My book presents the following algebraic construction:
LP: $z_{min}=cx$
$s.t. $ $Ax=b$
$x \ge 0$
Where A is a m*n matrix and x is a vector of variables.
Beyond the meaning of the simplex algorithm the book report the following algebraic steps:
$1.Ax=b$
$2.Bx_B+Nx_N=b$ Here A is divided in two sub-matrices A & B and x is divided in $x_B$ & $x_N$
$3.$ From the book:
"Multiplying the last equation by $B^{-1}$ and rearranging the terms, we get $x_B=B^{-1}b - B^{-1}Nx_N$"
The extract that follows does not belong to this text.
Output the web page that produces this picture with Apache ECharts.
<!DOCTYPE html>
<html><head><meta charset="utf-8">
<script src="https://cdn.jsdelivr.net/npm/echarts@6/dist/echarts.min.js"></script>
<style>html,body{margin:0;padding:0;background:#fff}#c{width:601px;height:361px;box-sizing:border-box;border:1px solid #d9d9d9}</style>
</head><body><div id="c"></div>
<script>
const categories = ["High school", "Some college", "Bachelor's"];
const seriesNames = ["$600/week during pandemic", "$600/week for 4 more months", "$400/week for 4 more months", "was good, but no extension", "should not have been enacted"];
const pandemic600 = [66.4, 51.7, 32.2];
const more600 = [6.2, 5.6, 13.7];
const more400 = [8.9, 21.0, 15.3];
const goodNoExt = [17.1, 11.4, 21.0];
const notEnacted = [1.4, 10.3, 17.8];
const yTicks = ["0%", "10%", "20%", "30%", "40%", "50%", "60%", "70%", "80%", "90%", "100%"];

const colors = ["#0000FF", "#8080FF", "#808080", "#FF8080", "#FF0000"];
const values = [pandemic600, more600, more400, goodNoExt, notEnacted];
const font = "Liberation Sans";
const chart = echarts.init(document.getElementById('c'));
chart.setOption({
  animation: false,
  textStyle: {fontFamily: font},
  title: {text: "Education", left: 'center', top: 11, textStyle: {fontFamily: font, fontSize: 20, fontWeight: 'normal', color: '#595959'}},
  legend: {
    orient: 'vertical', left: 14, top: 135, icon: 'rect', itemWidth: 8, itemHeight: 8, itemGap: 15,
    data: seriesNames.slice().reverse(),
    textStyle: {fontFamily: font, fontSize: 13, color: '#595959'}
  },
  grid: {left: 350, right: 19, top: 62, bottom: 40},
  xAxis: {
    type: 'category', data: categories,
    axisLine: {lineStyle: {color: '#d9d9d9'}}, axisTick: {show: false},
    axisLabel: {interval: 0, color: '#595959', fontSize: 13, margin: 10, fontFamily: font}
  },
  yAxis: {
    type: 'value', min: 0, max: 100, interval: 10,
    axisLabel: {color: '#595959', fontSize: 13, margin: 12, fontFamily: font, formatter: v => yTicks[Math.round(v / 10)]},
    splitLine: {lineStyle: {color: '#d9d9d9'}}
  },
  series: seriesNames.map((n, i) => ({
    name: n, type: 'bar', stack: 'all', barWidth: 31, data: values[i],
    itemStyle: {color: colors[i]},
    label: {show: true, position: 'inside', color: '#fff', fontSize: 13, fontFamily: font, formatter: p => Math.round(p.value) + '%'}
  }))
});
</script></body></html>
I don't get this step, it's seems that $B^{-1}$ is used like $1/B$.
I explain my self:
Back to the $Bx_B+Nx_N=b$
If I "divide" all by $B$, I get:
$\frac{Bx_B}{B}+\frac{Nx_N}{B}=\frac{b}{B} => x_B+\frac{Nx_N}{B}=\frac{b}{B}$
If I express $\frac{1}{B}$ as $B^{-1}$, I can write: $x_B+B^{-1}Nx_N=B^{-1}b => x_B=B^{-1}b - B^{-1}Nx_N$ exactly the same expression of the book in point 3.
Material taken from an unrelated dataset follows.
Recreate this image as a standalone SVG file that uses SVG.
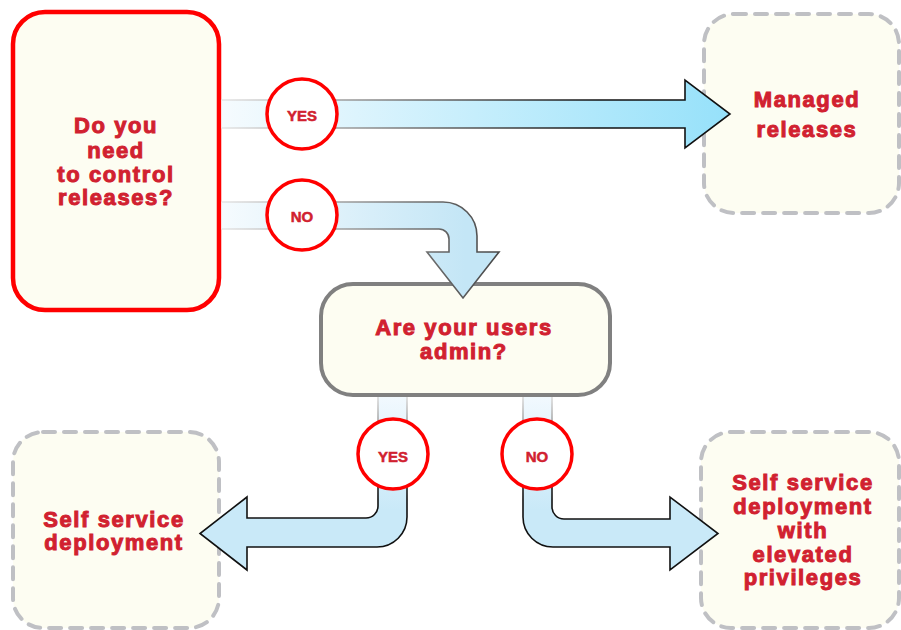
<svg xmlns="http://www.w3.org/2000/svg" width="901" height="630" viewBox="0 0 901 630">
<defs>
<style>
.lbl{font-family:"Liberation Sans",Arial,sans-serif;font-weight:bold;font-size:22px;fill:#d12130;stroke:#d12130;stroke-width:1;letter-spacing:1.6px;text-anchor:middle}
.sm{font-family:"Liberation Sans",Arial,sans-serif;font-weight:bold;font-size:15px;fill:#d12130;stroke:#d12130;stroke-width:0.5;text-anchor:middle}
.dash{fill:#fdfdf2;stroke:#bfc0c4;stroke-width:4;stroke-dasharray:12 9;stroke-linecap:round}
.badge{fill:#ffffff;stroke:#ff0000;stroke-width:3.5}
.arr{stroke-width:1.6;stroke-linejoin:miter}
</style>
<linearGradient id="fYes" gradientUnits="userSpaceOnUse" x1="220" y1="0" x2="730" y2="0">
<stop offset="0" stop-color="#f6fbfe"/><stop offset="1" stop-color="#96e1fa"/>
</linearGradient>
<linearGradient id="sH" gradientUnits="userSpaceOnUse" x1="220" y1="0" x2="600" y2="0">
<stop offset="0" stop-color="#e6e6e6"/><stop offset="0.5" stop-color="#777"/><stop offset="1" stop-color="#111"/>
</linearGradient>
<linearGradient id="fNo" gradientUnits="userSpaceOnUse" x1="220" y1="0" x2="465" y2="0">
<stop offset="0" stop-color="#f6fbfe"/><stop offset="1" stop-color="#c4e6f6"/>
</linearGradient>
<linearGradient id="fV" gradientUnits="userSpaceOnUse" x1="0" y1="395" x2="0" y2="510">
<stop offset="0" stop-color="#f2f9fe"/><stop offset="1" stop-color="#c9e9f8"/>
</linearGradient>
<linearGradient id="sV" gradientUnits="userSpaceOnUse" x1="0" y1="395" x2="0" y2="500">
<stop offset="0" stop-color="#e0e0e0"/><stop offset="0.6" stop-color="#555"/><stop offset="1" stop-color="#111"/>
</linearGradient>
</defs>
<rect width="901" height="630" fill="#ffffff"/>

<g id="q-control">
<rect x="13" y="12" width="206" height="298" rx="32" fill="#fdfdf2" stroke="#ff0000" stroke-width="4.5"/>
<text class="lbl" x="116" y="133">Do you</text>
<text class="lbl" x="116" y="158">need</text>
<text class="lbl" x="116" y="182">to control</text>
<text class="lbl" x="116" y="205">releases?</text>
</g>

<g id="managed">
<rect class="dash" x="704" y="14" width="195" height="199" rx="30"/>
<text class="lbl" x="807" y="107">Managed</text>
<text class="lbl" x="807" y="137">releases</text>
</g>

<g id="q-admin">
<rect x="321" y="284" width="289" height="111" rx="32" fill="#fdfdf2" stroke="#808080" stroke-width="4"/>
<text class="lbl" x="464" y="335">Are your users</text>
<text class="lbl" x="464" y="359">admin?</text>
</g>

<g id="self-service">
<rect class="dash" x="13" y="432" width="206" height="196" rx="30"/>
<text class="lbl" x="114" y="527">Self service</text>
<text class="lbl" x="114" y="550">deployment</text>
</g>

<g id="self-service-elevated">
<rect class="dash" x="701" y="432" width="198" height="196" rx="30"/>
<text class="lbl" x="803" y="490">Self service</text>
<text class="lbl" x="803" y="514">deployment</text>
<text class="lbl" x="803" y="538">with</text>
<text class="lbl" x="803" y="562">elevated</text>
<text class="lbl" x="803" y="585">privileges</text>
</g>

<g id="connectors">
<path class="arr" d="M221.5,100 H685 V80 L730,114 L685,148 V128 H221.5" fill="url(#fYes)" stroke="url(#sH)"/>
<path class="arr" d="M221.5,202 H443 A34,34 0 0 1 477,236 V252 H499 L463,298 L427,252 H449 V239 A10,10 0 0 0 439,229 H221.5" fill="url(#fNo)" stroke="url(#sH)"/>
<path class="arr" d="M378,397 V506 A12,12 0 0 1 366,518 H247 V497 L200,533.5 L247,570 V547 H377 A30,30 0 0 0 407,517 V397" fill="url(#fV)" stroke="url(#sV)"/>
<path class="arr" d="M552,397 V507 A12,12 0 0 0 564,519 H670 V497 L718,533.5 L670,570 V547 H553 A30,30 0 0 1 523,517 V397" fill="url(#fV)" stroke="url(#sV)"/>
<g id="badge-yes-1"><circle class="badge" cx="302" cy="114" r="35"/><text class="sm" x="302" y="121">YES</text></g>
<g id="badge-no-1"><circle class="badge" cx="302" cy="215" r="35"/><text class="sm" x="302" y="222">NO</text></g>
<g id="badge-yes-2"><circle class="badge" cx="393" cy="454" r="35"/><text class="sm" x="393" y="462">YES</text></g>
<g id="badge-no-2"><circle class="badge" cx="537" cy="454" r="35"/><text class="sm" x="537" y="462">NO</text></g>
</g>
</svg>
Is my explanation of the expression $x_B=B^{-1}b - B^{-1}Nx_N$ valid in linear algebra and why?
Yes, $B^{-1}$ is equivalent to $\frac{1}{B}$ if $B \in \mathbb{R}$. Or to be more exact, the $x^{-1}$ operator generalizes the inversion $\frac{1}{x}$.
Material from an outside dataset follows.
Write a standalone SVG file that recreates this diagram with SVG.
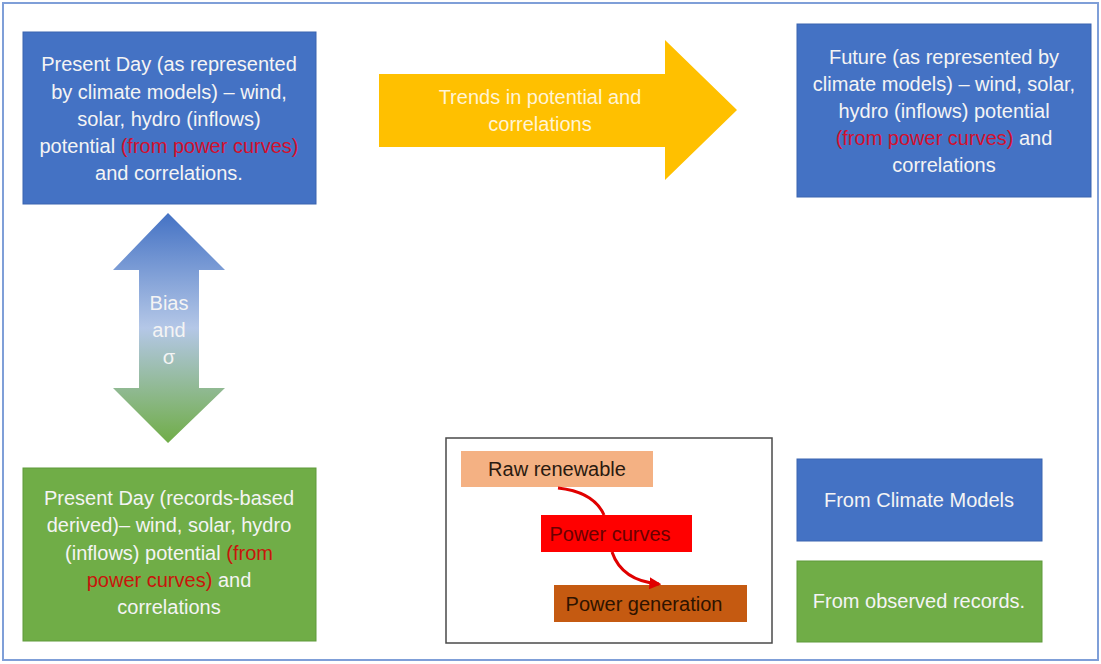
<svg xmlns="http://www.w3.org/2000/svg" width="1101" height="664" viewBox="0 0 1101 664">
<style>
.t{font-family:"Liberation Sans",Arial,sans-serif;font-size:20px;fill:#f4f4f4;text-anchor:middle}
.r{fill:#d3102e}
.rg{fill:#c8150c}
.d{font-family:"Liberation Sans",Arial,sans-serif;font-size:20px;text-anchor:middle}
.blue{fill:#4472c4;stroke:#3a64b0;stroke-width:1}
.green{fill:#70ad47;stroke:#5f9a3b;stroke-width:1}
.conn{fill:none;stroke:#e00000;stroke-width:3}
</style>
<defs>
<linearGradient id="gr" x1="0" y1="0" x2="0" y2="1">
<stop offset="0" stop-color="#4472c4"/>
<stop offset="0.5" stop-color="#b4c7e7"/>
<stop offset="1" stop-color="#70ad47"/>
</linearGradient>
<marker id="ah" viewBox="0 0 10 10" refX="8" refY="5" markerWidth="4" markerHeight="4" orient="auto">
<path d="M0,0 L10,5 L0,10 z" fill="#e00000"/>
</marker>
</defs>
<rect x="0" y="0" width="1101" height="664" fill="#ffffff"/>
<rect x="3" y="3" width="1095" height="657" fill="none" stroke="#7f9fd8" stroke-width="2"/>

<g id="present-model">
<rect class="blue" x="23" y="32" width="293" height="172"/>
<text class="t" x="169" y="71">Present Day (as represented</text>
<text class="t" x="169" y="99">by climate models) – wind,</text>
<text class="t" x="169" y="126">solar, hydro (inflows)</text>
<text class="t" x="169" y="153">potential <tspan class="r">(from power curves)</tspan></text>
<text class="t" x="169" y="180">and correlations.</text>
</g>

<g id="trends-arrow">
<polygon points="379,74 665,74 665,40 737,110 665,180 665,147 379,147" fill="#ffc000"/>
<text class="t" x="540" y="104" style="fill:#fff4d6">Trends in potential and</text>
<text class="t" x="540" y="131" style="fill:#fff4d6">correlations</text>
</g>

<g id="future-model">
<rect class="blue" x="797" y="24" width="294" height="173"/>
<text class="t" x="944" y="64">Future (as represented by</text>
<text class="t" x="944" y="91">climate models) – wind, solar,</text>
<text class="t" x="944" y="118">hydro (inflows) potential</text>
<text class="t" x="944" y="145"><tspan class="r">(from power curves)</tspan> and</text>
<text class="t" x="944" y="172">correlations</text>
</g>

<g id="bias-arrow">
<polygon points="168,213 225,270 199,270 199,388 225,388 168,443 113,388 139,388 139,270 113,270" fill="url(#gr)"/>
<text class="t" x="169" y="310">Bias</text>
<text class="t" x="169" y="337">and</text>
<text class="t" x="169" y="364">σ</text>
</g>

<g id="present-records">
<rect class="green" x="23" y="468" width="293" height="173"/>
<text class="t" x="169" y="505">Present Day (records-based</text>
<text class="t" x="169" y="532">derived)– wind, solar, hydro</text>
<text class="t" x="169" y="560">(inflows) potential <tspan class="rg">(from</tspan></text>
<text class="t" x="169" y="587"><tspan class="rg">power curves)</tspan> and</text>
<text class="t" x="169" y="614">correlations</text>
</g>

<g id="process-box">
<rect x="446" y="438" width="326" height="205" fill="#ffffff" stroke="#4a4a4a" stroke-width="1.5"/>
</g>
<g id="raw-renewable">
<rect x="461" y="451" width="192" height="36" fill="#f4b183"/>
<text class="d" x="557" y="476" fill="#2a1a10">Raw renewable</text>
</g>
<g id="power-curves">
<rect x="541" y="515" width="151" height="37" fill="#ff0000"/>
<text class="d" x="610" y="541" fill="#6a0000">Power curves</text>
</g>
<g id="power-generation">
<rect x="554" y="585" width="193" height="37" fill="#c55a11"/>
<text class="d" x="644" y="611" fill="#2e1300">Power generation</text>
</g>

<g id="connectors">
<path class="conn" d="M558,488 Q594,492 604,515"/>
<path class="conn" d="M612,552 Q622,581 659,584" marker-end="url(#ah)"/>
</g>

<g id="legend-models">
<rect class="blue" x="797" y="459" width="245" height="82"/>
<text class="t" x="919" y="507">From Climate Models</text>
</g>
<g id="legend-records">
<rect class="green" x="797" y="561" width="245" height="81"/>
<text class="t" x="919" y="608">From observed records.</text>
</g>
</svg>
Go back to your definitions to make things more clear. $B^{-1}$ is the matrix such that $$ B \times B^{-1} = I $$ where $\times$ refers to matrix multiplication and $I$ is the identity matrix (with only $1$s on the diagonal). Now if $B$ is a scalar, $I$ equals $1$. And solving the equation $B \times B^{-1} = 1$ yields $B^{-1}=1/B$, indeed.